* [What to work on]
Check each line for the string "React" and give only the count of lines that have it.

* [Data for processing]
■ ■ ■ ■ ■

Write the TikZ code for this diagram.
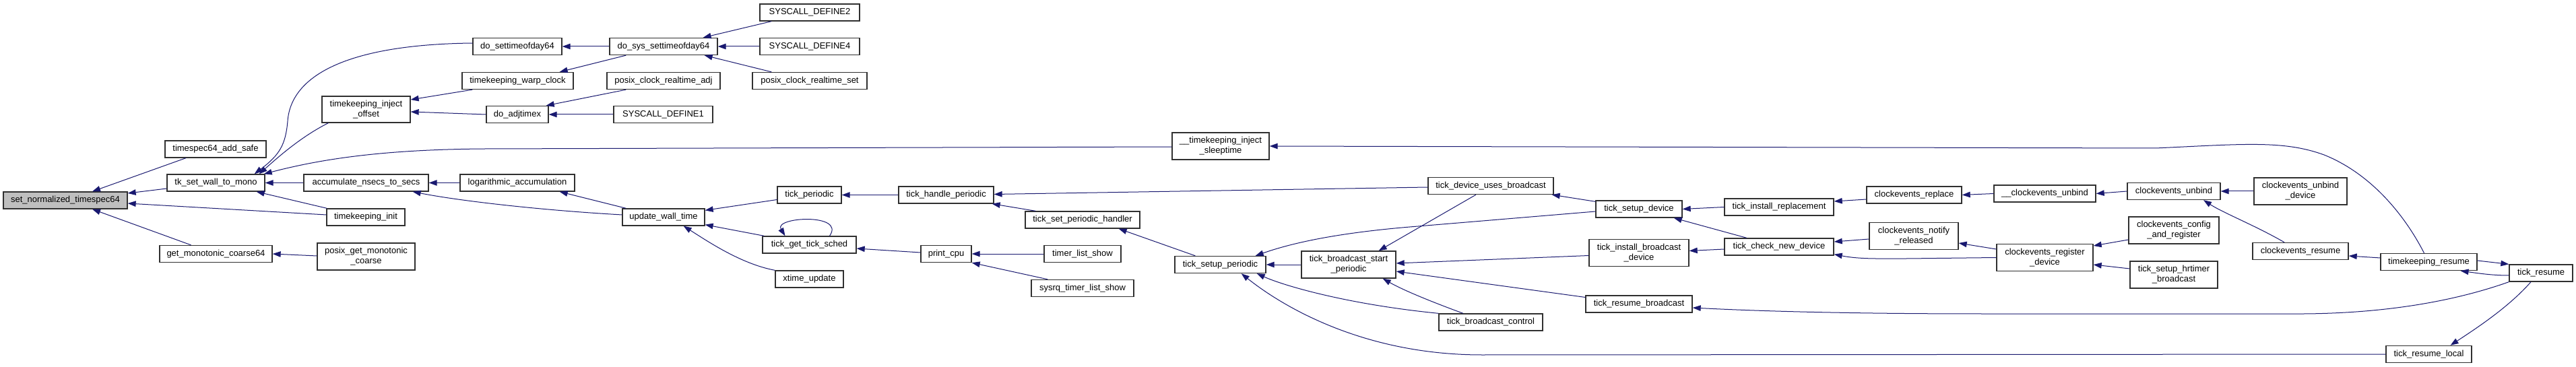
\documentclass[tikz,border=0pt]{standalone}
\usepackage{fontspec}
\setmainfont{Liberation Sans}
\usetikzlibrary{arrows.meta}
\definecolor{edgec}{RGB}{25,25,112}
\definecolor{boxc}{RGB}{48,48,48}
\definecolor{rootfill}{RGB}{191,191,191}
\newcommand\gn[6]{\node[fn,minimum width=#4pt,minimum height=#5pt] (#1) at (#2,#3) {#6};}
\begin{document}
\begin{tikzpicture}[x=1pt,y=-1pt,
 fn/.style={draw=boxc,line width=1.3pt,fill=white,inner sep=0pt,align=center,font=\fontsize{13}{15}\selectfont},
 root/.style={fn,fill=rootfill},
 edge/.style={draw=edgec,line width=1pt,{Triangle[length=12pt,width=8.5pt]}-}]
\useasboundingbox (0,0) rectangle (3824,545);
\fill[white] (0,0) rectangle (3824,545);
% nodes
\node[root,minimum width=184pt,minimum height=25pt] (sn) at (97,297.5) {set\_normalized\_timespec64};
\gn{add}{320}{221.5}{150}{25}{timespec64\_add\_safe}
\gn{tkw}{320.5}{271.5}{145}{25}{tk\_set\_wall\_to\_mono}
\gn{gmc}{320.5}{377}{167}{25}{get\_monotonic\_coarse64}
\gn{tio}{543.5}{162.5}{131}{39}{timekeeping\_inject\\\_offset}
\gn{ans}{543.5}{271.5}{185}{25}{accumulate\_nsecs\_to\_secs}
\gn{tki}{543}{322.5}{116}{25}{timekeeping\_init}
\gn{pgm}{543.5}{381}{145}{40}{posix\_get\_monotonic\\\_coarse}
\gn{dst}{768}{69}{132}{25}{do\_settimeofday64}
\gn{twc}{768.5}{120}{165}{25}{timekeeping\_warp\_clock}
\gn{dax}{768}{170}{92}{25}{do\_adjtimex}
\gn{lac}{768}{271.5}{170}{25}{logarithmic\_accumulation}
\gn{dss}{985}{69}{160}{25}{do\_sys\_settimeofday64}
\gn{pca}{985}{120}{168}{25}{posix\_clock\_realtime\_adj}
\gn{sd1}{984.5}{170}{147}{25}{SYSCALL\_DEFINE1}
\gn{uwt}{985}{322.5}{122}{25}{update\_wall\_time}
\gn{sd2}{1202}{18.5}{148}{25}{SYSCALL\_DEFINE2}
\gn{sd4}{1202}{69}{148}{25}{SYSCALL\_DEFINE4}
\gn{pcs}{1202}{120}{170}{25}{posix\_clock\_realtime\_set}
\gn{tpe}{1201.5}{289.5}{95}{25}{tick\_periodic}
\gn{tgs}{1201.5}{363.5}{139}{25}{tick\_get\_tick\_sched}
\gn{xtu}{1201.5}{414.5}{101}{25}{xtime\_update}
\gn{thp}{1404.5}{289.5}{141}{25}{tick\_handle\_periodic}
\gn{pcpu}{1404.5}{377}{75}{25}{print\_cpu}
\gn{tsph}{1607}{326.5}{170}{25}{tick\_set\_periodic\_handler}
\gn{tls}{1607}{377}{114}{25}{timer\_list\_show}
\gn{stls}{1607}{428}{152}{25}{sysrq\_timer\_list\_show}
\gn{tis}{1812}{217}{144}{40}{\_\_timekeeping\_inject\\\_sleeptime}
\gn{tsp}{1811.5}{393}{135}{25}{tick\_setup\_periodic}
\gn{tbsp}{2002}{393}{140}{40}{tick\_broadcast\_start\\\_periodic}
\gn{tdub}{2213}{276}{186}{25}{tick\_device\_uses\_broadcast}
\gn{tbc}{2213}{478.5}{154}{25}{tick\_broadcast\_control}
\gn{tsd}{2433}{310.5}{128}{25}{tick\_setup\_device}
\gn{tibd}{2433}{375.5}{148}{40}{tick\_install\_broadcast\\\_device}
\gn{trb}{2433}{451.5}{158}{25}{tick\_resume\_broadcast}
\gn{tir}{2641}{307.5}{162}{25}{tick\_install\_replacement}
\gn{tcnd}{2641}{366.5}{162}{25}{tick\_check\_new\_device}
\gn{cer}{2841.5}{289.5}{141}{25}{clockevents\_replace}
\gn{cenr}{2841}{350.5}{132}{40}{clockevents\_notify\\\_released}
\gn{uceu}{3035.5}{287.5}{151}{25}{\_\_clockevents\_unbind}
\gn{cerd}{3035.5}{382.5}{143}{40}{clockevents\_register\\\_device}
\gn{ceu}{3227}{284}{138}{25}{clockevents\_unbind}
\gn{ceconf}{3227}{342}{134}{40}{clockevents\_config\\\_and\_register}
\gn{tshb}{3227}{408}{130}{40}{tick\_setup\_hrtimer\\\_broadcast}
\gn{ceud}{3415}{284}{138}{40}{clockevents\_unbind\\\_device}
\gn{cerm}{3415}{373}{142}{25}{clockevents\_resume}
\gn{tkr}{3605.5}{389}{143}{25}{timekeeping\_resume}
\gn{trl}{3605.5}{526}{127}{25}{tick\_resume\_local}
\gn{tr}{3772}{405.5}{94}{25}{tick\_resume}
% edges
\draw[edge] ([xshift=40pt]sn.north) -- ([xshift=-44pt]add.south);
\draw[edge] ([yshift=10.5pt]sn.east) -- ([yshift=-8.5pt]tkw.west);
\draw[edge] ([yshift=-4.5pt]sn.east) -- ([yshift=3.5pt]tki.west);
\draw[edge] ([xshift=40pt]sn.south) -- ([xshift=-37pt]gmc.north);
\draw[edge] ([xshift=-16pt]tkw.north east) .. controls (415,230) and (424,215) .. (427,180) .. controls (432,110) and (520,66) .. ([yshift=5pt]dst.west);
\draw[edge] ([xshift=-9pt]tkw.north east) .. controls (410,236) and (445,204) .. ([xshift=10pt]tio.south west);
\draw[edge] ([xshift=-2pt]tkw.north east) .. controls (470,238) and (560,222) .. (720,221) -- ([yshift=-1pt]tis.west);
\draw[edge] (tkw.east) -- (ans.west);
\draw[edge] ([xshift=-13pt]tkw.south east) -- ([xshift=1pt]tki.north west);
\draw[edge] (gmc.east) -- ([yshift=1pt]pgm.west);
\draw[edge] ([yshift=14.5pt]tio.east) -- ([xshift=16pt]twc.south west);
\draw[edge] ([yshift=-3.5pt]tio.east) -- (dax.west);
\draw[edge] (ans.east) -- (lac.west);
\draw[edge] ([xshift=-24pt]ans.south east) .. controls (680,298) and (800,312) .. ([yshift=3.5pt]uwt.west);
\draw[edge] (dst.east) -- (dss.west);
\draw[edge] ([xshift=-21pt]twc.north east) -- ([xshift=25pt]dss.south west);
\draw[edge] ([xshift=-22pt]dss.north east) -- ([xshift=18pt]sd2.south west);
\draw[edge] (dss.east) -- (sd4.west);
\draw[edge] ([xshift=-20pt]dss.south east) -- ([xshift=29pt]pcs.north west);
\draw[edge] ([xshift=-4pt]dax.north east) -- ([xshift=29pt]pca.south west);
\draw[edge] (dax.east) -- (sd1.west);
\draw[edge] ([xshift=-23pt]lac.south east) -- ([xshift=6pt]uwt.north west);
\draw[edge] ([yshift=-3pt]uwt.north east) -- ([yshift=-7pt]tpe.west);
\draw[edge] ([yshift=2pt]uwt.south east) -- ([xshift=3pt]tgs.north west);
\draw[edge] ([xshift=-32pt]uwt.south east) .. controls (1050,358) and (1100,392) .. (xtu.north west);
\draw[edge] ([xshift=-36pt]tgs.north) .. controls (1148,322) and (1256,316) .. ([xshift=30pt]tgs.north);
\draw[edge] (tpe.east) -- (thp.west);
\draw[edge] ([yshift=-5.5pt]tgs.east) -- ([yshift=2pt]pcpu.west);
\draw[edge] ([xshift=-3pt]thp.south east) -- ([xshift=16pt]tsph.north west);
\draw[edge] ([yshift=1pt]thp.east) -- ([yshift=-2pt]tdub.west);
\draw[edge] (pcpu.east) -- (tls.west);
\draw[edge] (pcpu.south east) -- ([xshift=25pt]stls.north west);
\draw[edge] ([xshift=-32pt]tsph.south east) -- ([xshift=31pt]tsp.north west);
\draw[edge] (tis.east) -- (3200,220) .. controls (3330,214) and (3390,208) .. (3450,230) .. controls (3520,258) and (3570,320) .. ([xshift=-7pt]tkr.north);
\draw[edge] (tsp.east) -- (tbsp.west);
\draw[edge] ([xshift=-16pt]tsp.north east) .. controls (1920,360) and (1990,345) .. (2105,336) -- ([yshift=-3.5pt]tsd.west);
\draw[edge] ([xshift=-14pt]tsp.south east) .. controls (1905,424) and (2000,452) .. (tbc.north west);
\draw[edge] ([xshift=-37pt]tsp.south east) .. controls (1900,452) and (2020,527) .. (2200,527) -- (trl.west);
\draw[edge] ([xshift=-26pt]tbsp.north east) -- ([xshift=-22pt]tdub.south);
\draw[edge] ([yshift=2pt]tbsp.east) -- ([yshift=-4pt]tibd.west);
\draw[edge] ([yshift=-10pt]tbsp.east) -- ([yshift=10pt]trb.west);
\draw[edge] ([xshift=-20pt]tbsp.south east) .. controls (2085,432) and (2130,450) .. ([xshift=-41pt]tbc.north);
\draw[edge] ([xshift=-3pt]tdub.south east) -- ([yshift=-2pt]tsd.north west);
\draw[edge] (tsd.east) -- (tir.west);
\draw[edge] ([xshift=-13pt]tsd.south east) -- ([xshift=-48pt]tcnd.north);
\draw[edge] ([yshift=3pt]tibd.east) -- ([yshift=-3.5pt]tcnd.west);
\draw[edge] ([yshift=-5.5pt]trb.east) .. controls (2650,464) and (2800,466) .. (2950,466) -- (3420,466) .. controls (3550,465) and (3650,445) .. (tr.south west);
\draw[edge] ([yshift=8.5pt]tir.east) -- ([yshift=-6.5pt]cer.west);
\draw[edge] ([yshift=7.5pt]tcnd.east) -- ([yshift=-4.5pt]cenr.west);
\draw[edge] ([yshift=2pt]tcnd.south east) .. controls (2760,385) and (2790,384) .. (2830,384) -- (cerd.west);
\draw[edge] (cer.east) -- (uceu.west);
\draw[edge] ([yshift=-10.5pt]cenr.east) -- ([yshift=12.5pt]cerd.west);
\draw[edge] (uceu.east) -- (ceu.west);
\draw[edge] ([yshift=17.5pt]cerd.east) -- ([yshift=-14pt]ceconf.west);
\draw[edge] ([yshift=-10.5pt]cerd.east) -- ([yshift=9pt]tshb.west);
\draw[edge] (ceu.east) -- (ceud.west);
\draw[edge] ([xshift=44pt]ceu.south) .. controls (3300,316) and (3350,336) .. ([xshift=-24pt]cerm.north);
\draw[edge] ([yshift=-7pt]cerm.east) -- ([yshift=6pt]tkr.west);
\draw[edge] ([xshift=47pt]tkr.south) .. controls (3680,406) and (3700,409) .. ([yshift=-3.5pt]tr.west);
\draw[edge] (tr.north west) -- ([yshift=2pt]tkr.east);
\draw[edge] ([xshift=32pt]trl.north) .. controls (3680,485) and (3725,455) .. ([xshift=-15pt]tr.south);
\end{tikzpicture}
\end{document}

■ ■ ■ ■ ■

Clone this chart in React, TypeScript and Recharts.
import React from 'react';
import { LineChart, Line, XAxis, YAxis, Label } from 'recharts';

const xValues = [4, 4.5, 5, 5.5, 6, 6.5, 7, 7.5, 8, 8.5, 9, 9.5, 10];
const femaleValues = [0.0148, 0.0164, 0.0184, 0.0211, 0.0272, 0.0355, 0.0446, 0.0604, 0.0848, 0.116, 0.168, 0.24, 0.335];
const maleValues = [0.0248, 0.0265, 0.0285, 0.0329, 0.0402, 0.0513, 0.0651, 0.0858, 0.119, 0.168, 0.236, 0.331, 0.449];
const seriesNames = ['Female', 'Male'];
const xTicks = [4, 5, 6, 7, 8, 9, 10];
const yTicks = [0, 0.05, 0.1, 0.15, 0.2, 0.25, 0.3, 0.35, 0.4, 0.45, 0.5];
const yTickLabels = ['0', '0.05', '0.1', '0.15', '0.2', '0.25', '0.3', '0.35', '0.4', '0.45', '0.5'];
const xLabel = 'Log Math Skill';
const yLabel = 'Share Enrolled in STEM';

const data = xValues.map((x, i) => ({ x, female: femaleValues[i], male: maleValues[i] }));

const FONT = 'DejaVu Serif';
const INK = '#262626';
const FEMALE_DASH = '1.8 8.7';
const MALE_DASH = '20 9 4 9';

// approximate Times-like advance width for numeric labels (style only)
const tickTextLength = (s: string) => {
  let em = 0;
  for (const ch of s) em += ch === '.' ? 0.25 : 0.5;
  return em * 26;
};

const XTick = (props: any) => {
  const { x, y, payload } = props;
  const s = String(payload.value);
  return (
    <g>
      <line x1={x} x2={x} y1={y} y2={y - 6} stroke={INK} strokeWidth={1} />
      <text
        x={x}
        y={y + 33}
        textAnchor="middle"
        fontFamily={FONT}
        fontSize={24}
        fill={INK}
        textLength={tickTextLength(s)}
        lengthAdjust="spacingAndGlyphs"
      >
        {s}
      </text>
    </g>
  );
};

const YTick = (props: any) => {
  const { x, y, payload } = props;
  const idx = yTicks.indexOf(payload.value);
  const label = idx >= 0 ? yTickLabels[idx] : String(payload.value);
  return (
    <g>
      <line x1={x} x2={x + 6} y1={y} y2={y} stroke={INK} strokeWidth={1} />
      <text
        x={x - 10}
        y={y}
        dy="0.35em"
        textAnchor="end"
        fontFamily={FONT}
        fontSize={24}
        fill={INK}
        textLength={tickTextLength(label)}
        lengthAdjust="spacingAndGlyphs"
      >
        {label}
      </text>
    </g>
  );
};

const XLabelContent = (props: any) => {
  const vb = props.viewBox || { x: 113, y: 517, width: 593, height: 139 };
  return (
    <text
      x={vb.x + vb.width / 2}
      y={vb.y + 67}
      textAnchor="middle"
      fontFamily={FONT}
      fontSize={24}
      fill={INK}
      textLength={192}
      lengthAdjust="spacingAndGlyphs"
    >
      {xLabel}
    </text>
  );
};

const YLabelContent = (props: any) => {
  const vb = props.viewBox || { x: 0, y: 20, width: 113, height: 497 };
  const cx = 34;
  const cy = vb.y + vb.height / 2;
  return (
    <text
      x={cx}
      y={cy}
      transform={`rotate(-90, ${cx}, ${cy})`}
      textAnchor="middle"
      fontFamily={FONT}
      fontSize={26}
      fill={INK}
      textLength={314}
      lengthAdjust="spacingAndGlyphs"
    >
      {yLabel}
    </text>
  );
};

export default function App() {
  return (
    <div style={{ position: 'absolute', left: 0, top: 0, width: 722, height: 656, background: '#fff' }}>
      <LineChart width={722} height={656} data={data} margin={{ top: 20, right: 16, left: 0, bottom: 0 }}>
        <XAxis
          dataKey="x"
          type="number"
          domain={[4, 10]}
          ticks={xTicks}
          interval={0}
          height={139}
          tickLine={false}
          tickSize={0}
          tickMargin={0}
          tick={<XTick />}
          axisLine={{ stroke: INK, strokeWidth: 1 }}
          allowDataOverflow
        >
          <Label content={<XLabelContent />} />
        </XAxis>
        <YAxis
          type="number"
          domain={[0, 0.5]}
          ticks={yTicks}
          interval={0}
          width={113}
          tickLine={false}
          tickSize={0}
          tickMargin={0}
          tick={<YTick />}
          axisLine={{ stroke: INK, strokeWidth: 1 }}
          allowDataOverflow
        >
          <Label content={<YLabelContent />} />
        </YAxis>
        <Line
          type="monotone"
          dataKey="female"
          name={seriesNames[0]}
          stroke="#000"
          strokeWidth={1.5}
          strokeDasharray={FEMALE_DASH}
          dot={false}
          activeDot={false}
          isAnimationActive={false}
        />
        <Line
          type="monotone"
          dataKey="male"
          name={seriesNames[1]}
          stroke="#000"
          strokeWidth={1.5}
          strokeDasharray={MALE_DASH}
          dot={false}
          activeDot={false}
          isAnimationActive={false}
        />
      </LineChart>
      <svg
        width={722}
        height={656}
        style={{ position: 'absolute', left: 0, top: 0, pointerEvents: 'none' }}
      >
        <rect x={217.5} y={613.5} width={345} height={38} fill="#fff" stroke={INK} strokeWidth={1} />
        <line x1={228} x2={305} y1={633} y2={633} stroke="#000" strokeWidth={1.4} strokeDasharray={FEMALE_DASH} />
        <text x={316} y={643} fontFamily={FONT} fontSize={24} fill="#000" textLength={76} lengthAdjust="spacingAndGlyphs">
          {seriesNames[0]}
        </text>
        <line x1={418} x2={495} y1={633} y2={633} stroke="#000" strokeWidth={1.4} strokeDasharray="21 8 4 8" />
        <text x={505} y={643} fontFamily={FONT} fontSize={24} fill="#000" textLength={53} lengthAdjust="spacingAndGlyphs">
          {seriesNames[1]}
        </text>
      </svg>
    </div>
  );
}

■ ■ ■ ■ ■

* [Written solution]
2